*Supplied data*
** start **

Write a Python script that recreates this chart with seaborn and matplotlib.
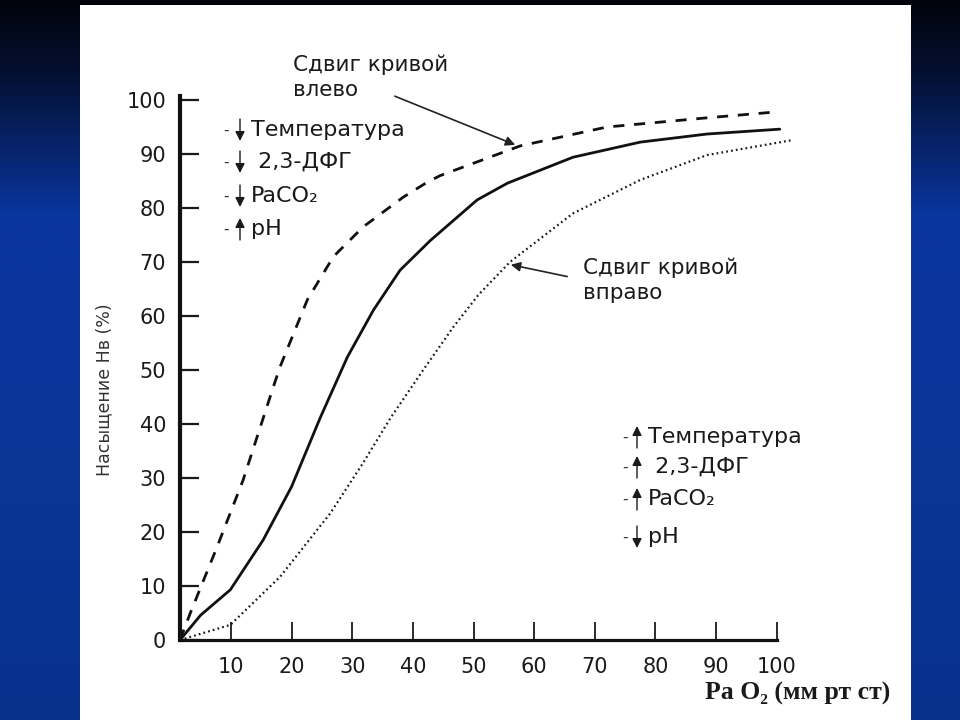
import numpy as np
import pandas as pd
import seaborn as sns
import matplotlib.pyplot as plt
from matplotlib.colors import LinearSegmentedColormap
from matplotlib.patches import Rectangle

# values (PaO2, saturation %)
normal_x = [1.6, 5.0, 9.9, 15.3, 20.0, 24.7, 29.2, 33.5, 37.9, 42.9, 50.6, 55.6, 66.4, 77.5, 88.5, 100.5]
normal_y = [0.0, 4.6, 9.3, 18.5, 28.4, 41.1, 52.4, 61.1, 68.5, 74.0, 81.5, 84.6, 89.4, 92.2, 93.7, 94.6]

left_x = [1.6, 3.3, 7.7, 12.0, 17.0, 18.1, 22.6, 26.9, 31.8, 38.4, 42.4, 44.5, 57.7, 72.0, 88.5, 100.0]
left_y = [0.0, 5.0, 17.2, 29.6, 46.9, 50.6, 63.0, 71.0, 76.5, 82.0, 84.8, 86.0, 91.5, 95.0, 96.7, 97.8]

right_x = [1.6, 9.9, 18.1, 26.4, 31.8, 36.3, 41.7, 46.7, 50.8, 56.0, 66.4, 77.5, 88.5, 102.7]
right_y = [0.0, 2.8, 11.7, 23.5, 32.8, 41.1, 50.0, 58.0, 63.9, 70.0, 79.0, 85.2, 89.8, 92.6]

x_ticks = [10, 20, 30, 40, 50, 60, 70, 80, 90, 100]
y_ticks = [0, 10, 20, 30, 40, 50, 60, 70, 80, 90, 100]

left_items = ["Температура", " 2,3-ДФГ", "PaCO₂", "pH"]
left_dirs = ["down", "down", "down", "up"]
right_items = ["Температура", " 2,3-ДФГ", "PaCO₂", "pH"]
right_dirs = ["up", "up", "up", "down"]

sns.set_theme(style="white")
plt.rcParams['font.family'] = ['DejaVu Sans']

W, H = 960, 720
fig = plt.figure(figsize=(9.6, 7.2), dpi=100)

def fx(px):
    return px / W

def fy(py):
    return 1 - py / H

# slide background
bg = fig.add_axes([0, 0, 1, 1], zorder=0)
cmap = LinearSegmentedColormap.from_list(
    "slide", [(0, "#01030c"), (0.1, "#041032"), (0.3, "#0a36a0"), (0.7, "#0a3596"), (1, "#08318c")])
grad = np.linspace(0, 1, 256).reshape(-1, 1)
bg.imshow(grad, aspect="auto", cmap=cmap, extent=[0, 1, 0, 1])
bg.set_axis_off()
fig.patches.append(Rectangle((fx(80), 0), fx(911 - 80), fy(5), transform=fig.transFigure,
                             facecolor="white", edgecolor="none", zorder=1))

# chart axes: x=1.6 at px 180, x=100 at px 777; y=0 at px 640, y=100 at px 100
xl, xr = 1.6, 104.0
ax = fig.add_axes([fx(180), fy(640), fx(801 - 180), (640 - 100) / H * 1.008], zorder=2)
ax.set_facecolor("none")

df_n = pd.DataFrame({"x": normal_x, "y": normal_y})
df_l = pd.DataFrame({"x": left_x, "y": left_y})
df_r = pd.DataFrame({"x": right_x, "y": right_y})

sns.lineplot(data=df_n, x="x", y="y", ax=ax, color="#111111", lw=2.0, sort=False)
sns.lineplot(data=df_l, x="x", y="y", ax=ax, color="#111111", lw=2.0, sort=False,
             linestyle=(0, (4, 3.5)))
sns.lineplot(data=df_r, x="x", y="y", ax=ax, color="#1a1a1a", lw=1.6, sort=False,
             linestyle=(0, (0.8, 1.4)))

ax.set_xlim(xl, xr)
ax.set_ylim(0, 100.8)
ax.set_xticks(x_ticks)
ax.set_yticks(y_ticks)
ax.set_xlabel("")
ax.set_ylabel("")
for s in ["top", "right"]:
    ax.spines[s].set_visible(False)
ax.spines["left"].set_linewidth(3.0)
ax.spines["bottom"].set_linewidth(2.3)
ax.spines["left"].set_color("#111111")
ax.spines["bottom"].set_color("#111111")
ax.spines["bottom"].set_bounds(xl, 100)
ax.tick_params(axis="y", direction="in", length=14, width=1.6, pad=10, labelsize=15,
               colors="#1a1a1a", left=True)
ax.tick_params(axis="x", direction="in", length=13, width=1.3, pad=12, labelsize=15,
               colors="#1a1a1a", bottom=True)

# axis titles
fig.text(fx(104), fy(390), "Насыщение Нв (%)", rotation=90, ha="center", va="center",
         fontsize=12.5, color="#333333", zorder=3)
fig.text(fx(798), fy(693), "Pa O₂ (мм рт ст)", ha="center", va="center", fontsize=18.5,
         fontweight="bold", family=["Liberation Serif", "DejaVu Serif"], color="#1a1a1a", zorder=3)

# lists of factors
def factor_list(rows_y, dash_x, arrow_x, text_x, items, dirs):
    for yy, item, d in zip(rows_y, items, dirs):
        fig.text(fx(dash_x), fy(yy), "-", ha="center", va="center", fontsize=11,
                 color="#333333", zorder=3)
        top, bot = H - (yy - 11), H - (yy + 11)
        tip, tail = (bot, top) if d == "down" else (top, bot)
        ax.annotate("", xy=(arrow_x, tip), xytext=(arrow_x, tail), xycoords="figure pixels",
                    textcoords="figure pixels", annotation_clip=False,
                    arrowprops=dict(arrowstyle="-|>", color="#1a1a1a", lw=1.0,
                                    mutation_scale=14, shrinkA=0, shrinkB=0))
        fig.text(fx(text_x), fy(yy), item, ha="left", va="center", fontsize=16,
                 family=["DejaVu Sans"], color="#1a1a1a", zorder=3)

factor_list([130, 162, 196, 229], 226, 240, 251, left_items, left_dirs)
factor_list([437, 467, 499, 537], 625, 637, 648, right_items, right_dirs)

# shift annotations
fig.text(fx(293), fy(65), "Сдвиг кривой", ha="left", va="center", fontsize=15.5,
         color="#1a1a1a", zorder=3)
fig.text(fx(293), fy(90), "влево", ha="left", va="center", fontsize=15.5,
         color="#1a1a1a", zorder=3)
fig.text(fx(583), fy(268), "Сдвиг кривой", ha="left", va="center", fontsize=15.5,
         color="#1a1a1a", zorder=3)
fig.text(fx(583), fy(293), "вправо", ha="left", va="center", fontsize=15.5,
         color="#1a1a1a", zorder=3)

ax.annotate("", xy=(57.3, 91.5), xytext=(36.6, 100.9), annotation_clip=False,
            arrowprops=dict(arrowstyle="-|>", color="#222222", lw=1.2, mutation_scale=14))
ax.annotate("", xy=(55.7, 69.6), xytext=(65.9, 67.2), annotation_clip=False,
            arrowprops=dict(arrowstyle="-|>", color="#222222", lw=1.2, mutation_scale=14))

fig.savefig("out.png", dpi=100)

** end **
** start **

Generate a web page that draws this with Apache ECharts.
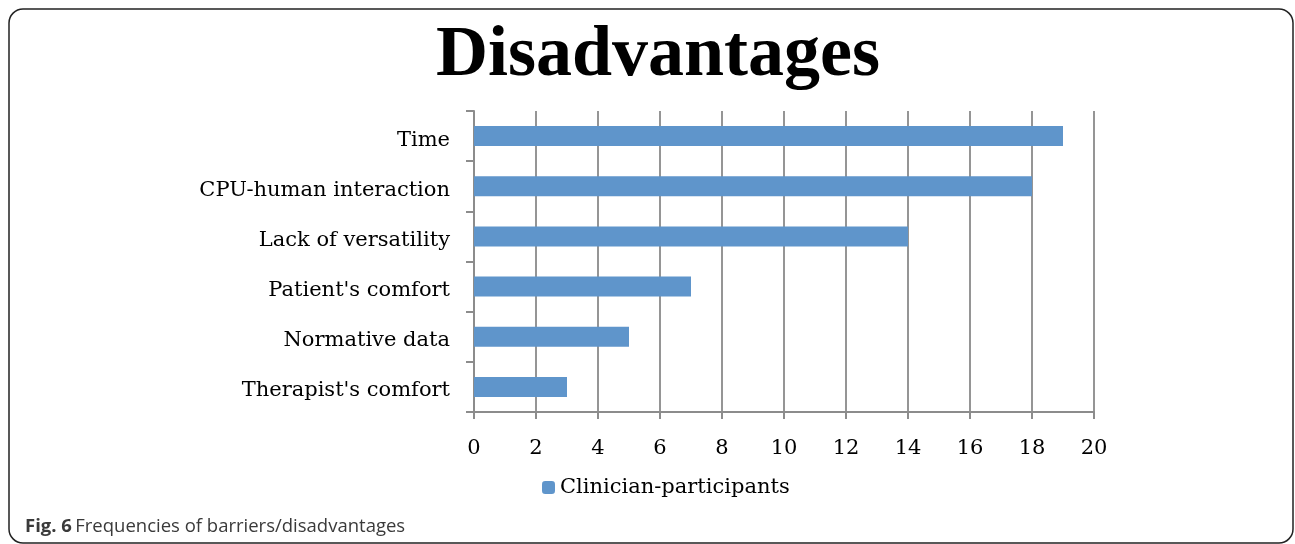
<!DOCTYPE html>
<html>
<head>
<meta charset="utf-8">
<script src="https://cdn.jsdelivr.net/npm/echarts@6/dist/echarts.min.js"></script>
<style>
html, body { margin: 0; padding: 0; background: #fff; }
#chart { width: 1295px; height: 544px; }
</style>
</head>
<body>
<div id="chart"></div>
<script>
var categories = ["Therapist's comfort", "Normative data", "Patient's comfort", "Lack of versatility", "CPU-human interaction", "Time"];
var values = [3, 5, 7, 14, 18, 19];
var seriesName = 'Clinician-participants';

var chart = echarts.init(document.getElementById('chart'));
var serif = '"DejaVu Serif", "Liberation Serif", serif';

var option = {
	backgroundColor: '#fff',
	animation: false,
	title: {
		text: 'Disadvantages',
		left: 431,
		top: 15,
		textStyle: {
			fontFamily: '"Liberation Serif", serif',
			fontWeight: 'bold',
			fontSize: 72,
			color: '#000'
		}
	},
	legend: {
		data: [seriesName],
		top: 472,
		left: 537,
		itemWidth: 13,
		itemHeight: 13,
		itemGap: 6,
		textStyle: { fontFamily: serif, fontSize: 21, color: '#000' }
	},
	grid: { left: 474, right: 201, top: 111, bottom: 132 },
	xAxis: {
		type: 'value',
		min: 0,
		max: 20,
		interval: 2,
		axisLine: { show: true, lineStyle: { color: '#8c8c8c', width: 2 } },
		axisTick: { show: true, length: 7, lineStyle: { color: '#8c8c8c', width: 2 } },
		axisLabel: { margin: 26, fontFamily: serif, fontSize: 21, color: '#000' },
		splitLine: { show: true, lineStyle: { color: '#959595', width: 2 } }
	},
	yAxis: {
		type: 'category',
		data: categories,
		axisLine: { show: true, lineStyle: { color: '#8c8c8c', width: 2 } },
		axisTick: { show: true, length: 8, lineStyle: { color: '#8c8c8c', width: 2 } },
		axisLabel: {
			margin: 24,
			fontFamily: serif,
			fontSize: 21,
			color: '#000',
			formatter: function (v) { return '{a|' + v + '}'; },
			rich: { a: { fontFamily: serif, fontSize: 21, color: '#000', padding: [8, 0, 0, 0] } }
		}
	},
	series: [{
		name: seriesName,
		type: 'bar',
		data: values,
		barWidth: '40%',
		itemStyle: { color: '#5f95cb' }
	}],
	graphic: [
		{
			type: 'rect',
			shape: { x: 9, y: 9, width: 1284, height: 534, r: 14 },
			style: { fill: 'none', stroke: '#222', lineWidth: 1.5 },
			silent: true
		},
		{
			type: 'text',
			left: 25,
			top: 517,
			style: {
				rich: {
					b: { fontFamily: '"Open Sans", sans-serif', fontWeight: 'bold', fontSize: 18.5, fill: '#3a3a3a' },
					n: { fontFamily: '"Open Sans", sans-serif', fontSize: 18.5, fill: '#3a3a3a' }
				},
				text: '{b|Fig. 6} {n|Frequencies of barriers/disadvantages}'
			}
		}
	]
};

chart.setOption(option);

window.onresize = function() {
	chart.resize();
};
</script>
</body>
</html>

** end **

*The task*
Skip all pictures. Output only the lines from the one containing "Write a Python" to the one containing "from matplotlib.patches import Rectangle", both lines included.

*Answer to the task*
Write a Python script that recreates this chart with seaborn and matplotlib.
import numpy as np
import pandas as pd
import seaborn as sns
import matplotlib.pyplot as plt
from matplotlib.colors import LinearSegmentedColormap
from matplotlib.patches import Rectangle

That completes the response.